Shabby Relic. At a press conference, Amin admitted only that six officers had been killed in a short-lived uprising that had been staged by dissident tribesmen of the army's Tiger battalion. After that, he claimed, one man had been killed and another wounded when tribesmen "burst into" the military police headquarters in the capital. The clear impression was that Amin was building pretexts for staffing both the government and his Soviet-equipped armed forces largely with members of his own small Moslem tribe, the Kakwa.
Can Amin seriously hope to contain Uganda's 7 million Christians indefinitely with 800,000 Moslems? At the moment, his policy appears to be one of selective genocide, and no one is in a position to check his ruthless misuse of power.

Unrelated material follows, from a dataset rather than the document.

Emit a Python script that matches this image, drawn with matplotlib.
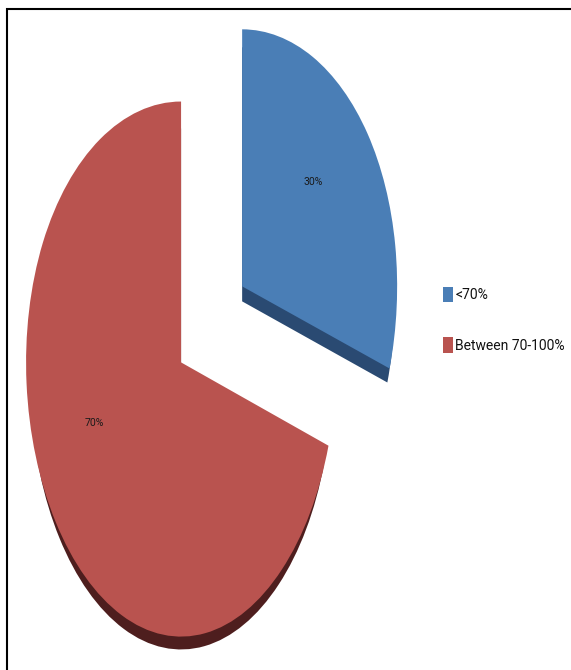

Indeed, Uganda is a shabby relic after six years of monumental misrule. The economy is a shambles. Nobody is starving, since there are plenty of bananas, the main staple for both food and (in distilled form) liquor. Corn, tapioca and yams also help ensure enough food for survival. But apart from the soil, not much of anything works today in Idi Amin's Uganda. Coffee and cotton were Uganda's chief export crops, but Asian and European marketing expertise has gone, and exports have declined drastically. At a time when coffee is at world-record high prices, 2 million bags of it are stockpiled in Kampala awaiting buyers. "They can still grow export crops," says a U.N. agronomist, "but uncertain delivery dates and past failure to live up to contracts have turned buyers off. They can't count on supplies any more, so they have counted Uganda out." The trouble is transport to market. Only 1 in 20 trucks registered in Uganda moves.